Speaking at the public presentation of the newly revised National Guidelines for the Minimum Admission Requirements into Tertiary Institutions in Abuja, Dr. Alausa said the country’s current admission framework has become a barrier to access, thereby increasing the number of idle, out-of-school young people nationwide.
According to the Minister, statistics show that while over two million candidates sit for the Unified Tertiary Matriculation Examination (UTME) annually, only about 700,000 successfully gain admission into universities, polytechnics, and colleges of education. The remainder — over a million young Nigerians — are left stranded, often without any viable educational or vocational pathway.
“The rigid admission requirements have become exclusionary. Many adolescents who could have been in classrooms are left on the streets because of technicalities in subject combinations and credit passes. This trend is a serious social risk we must urgently correct,” Alausa stated.
Revised Guidelines to Ease Admission Barriers
In response to these concerns, the Federal Ministry of Education has introduced a series of reforms to ease entry into tertiary institutions and align admission practices with global inclusivity standards.
The new measures include:
| Revised Admission Policies | Previous Requirement | New Change Introduced |
|---|---|---|
| Compulsory Mathematics for Arts-related courses | Mandatory | Now optional for Arts and Humanities |
| Compulsory English for Science-related courses | Mandatory | Now optional for pure Science programmes |
| Minimum O’Level credit passes for Colleges of Education and Polytechnics | Five credits | Reduced to four credits to widen access |
Dr. Alausa emphasized that while English and Mathematics remain mandatory subjects to sit for, they will no longer automatically disqualify candidates who perform well in their main disciplines but lack credit passes in one of the two, depending on the programme of study.
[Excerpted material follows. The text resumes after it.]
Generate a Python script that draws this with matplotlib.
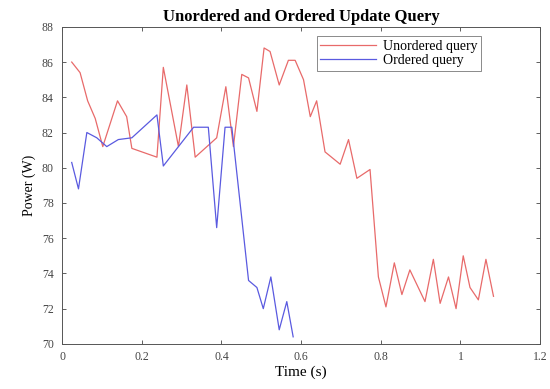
import matplotlib
matplotlib.use("Agg")
import matplotlib.pyplot as plt

# Unordered query (red)
t_unord = [0.024, 0.045, 0.064, 0.083, 0.102, 0.139, 0.162, 0.175, 0.238, 0.254,
           0.292, 0.313, 0.334, 0.388, 0.411, 0.430, 0.451, 0.468, 0.489, 0.507,
           0.522, 0.545, 0.568, 0.585, 0.606, 0.623, 0.639, 0.660, 0.698, 0.719,
           0.740, 0.773, 0.794, 0.813, 0.834, 0.853, 0.873, 0.911, 0.932, 0.949,
           0.970, 0.989, 1.007, 1.024, 1.045, 1.064, 1.083]
p_unord = [86.0, 85.4, 83.8, 82.8, 81.2, 83.8, 82.9, 81.1, 80.6, 85.7,
           81.2, 84.7, 80.6, 81.7, 84.6, 81.2, 85.3, 85.1, 83.2, 86.8,
           86.6, 84.7, 86.1, 86.1, 85.0, 82.9, 83.8, 80.9, 80.2, 81.6,
           79.4, 79.9, 73.8, 72.1, 74.6, 72.8, 74.2, 72.4, 74.8, 72.3,
           73.8, 72.0, 75.0, 73.2, 72.5, 74.8, 72.7]

# Ordered query (blue)
t_ord = [0.024, 0.041, 0.062, 0.087, 0.112, 0.141, 0.175, 0.238, 0.254, 0.292,
         0.330, 0.367, 0.388, 0.409, 0.426, 0.468, 0.489, 0.505, 0.524, 0.545,
         0.564, 0.580]
p_ord = [80.3, 78.8, 82.0, 81.7, 81.2, 81.6, 81.7, 83.0, 80.1, 81.2,
         82.3, 82.3, 76.6, 82.3, 82.3, 73.6, 73.2, 72.0, 73.8, 70.8,
         72.4, 70.4]

plt.rcParams['font.family'] = ['Liberation Serif', 'DejaVu Serif']

fig = plt.figure(figsize=(5.5, 3.89), dpi=100)
ax = fig.add_axes([0.113, 0.116, 0.869, 0.815])
ax.plot(t_unord, p_unord, color='#e86a6a', linewidth=0.9, label='Unordered query')
ax.plot(t_ord, p_ord, color='#5a5ae0', linewidth=0.9, label='Ordered query')

ax.set_xlim(0, 1.2)
ax.set_ylim(70, 88)
ax.set_xticks([0, 0.2, 0.4, 0.6, 0.8, 1, 1.2])
ax.set_xticklabels(['0', '0.2', '0.4', '0.6', '0.8', '1', '1.2'])
ax.set_yticks(range(70, 89, 2))
ax.tick_params(direction='in', top=True, right=True, labelsize=8.5, length=3,
               width=0.6, colors='#444444')
ax.tick_params(axis='y', pad=6)
ax.tick_params(axis='x', pad=5)
for s in ax.spines.values():
    s.set_linewidth(0.7)
    s.set_color('#555555')

ax.set_title('Unordered and Ordered Update Query', fontsize=12, fontweight='bold', pad=4)
ax.set_xlabel('Time (s)', fontsize=11, labelpad=2)
ax.set_ylabel('Power (W)', fontsize=10, labelpad=4)
leg = ax.legend(loc='upper right', bbox_to_anchor=(0.876, 0.97), fontsize=10,
                fancybox=False, edgecolor='#555555', handlelength=4.0,
                borderpad=0.25, labelspacing=0.1, handletextpad=0.5,
                borderaxespad=0)
leg.get_frame().set_linewidth(0.6)

fig.savefig('out.png', dpi=100)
Mathematicians Raise Concerns
The reforms, however, have sparked mixed reactions among education stakeholders. The Nigerian Mathematical Society (NMS) expressed strong reservations about the decision to make Mathematics optional for certain disciplines, warning that the policy could weaken analytical thinking and undermine employability in a technology-driven global economy.
The Society argued that removing Mathematics from admission prerequisites may erode students’ problem-solving capabilities and create inconsistencies in the education policy framework.
Balancing Access and Standards
Despite the controversy, the Education Minister maintained that the reforms are necessary to address structural bottlenecks that exclude millions of potential students. He noted that the goal is not to lower academic standards but to promote inclusivity, broaden career pathways, and modernize the nation’s tertiary entry system.
“We must balance standards with accessibility. No nation can afford to leave millions of young people outside the classroom simply because the system is too rigid to accommodate their potential,” Dr. Alausa reiterated.
Broader Implications
The development comes amid growing national concern over Nigeria’s rising number of out-of-school adolescents — a figure that has direct implications for unemployment, insecurity, and national development.
Education experts say while the new policy could help more students gain access, effective implementation and institutional support will determine whether the reform leads to real inclusion or merely shifts the problem to quality and capacity challenges in tertiary education.
Conclusion
As Nigeria moves to open its tertiary system to more young citizens, questions remain about the sustainability and long-term effects of these relaxed admission criteria. Will the reforms truly reduce the out-of-school population, or will they test the resilience of the nation’s educational standards?
One thing is clear: the conversation around access versus quality in Nigerian education has only just begun — and the outcome will shape the nation’s academic future for years to come.